An Indoor Positioning System (IPS) works in much the same way a Global Positioning System (GPS) does. The difference is, you can’t bring your Garmin in or use a smart phone navigation app built that’s built for roads to find your way around in a mall or warehouse. Indoor Positioning can be used on a smartphone, however. A map can be made for your business that customers and employees alike can use to navigate the environment.
How does this work? A number of businesses utilize IPS to help people navigate large facilities. This includes airports, hospitals, malls, and stadiums. Smart phones possess internal sensors. These are what make GPS so accurate. By comparing the data from a smart phone’s internal sensor to a map, IPS can give you locations and navigation that are remarkably accurate.
Solving Issues
Yet GPS has three limitations.

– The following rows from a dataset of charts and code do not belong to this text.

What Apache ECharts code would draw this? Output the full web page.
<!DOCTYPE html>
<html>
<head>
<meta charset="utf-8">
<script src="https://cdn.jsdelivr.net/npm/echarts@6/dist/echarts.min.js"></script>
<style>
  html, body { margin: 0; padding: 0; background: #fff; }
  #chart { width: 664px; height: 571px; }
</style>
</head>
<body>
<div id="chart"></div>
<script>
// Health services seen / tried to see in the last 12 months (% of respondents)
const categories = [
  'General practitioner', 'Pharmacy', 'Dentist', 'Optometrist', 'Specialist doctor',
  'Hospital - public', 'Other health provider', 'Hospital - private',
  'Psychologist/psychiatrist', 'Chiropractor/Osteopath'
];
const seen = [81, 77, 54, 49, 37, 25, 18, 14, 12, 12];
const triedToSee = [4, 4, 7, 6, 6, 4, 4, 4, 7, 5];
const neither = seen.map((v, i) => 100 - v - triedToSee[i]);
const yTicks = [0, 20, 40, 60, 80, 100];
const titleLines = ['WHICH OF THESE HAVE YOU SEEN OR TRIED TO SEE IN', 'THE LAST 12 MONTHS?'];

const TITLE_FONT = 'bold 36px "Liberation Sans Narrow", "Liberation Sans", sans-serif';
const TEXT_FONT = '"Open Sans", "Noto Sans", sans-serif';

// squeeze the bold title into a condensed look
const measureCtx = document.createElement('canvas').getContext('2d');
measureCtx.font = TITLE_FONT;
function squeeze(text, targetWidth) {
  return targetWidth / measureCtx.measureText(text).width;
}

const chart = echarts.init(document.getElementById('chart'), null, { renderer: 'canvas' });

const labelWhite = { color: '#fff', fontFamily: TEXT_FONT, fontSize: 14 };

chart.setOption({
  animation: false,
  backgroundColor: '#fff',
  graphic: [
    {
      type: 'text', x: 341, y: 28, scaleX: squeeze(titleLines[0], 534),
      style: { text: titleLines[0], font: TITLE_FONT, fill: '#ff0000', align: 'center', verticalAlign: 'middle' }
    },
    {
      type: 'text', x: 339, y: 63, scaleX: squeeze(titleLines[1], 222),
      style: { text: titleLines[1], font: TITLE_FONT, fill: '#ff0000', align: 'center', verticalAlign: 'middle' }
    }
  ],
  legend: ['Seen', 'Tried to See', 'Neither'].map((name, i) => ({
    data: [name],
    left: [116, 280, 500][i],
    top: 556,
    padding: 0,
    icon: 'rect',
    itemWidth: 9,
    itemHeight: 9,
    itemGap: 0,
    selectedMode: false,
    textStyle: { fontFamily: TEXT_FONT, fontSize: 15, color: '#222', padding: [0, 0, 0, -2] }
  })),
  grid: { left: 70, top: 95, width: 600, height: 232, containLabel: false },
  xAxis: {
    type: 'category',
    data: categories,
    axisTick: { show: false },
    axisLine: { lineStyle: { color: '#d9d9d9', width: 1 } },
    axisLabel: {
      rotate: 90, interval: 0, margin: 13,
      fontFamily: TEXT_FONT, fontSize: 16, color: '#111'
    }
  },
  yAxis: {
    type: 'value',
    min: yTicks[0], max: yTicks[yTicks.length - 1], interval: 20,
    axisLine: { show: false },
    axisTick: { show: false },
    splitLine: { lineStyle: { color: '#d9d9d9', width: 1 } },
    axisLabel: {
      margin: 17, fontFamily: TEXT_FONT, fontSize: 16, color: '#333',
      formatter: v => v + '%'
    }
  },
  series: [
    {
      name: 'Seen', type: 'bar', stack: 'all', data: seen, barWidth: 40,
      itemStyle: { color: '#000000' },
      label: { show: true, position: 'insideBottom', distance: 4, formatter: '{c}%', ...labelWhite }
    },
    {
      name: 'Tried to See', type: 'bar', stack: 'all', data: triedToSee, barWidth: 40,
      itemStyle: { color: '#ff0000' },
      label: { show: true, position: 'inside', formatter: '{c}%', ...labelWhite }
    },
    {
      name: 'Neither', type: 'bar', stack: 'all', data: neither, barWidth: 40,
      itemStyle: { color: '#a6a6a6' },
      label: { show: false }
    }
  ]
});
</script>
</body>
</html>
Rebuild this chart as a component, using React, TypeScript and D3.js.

It can sometimes experience lag, its accuracy is sometimes limited to large distance approximations, and it is two-dimensional. When you’re driving even as slow as 20 mph, an accuracy of 100 ft. is pretty reasonable. Streets are far enough apart that the GPS can still be accurate from a practical standpoint even if it can’t locate your position precisely within a 100-ft. radius. This would be unwieldy for an IPS. 100 feet can contain several stores and multiple hallways. It can also include multiple vertical levels.
IPS Solutions
To get around this, IPS can also utilize sensors. Their data is combined so that you can sense and calculate with much more precision than the base approximation of a GPS. They also cut down on lag because they’re utilized only for your IPS. Furthermore, with sensors on multiple levels, your IPS system can accurately detect what floor a person is on.
GPS pretty famously relies on satellites to detect where your car is as you drive. This means that GPS can cover the entire world’s worth of roads. IPS solutions essentially boil the world down to your location – your airport, hospital, mall, stadium, warehouse, or other large facility. This means its lag is cut to almost nothing, it’s precise down to distances of feet, and it can accurately read what level the person using the IPS is on. This makes it easy to help that person navigate your facility.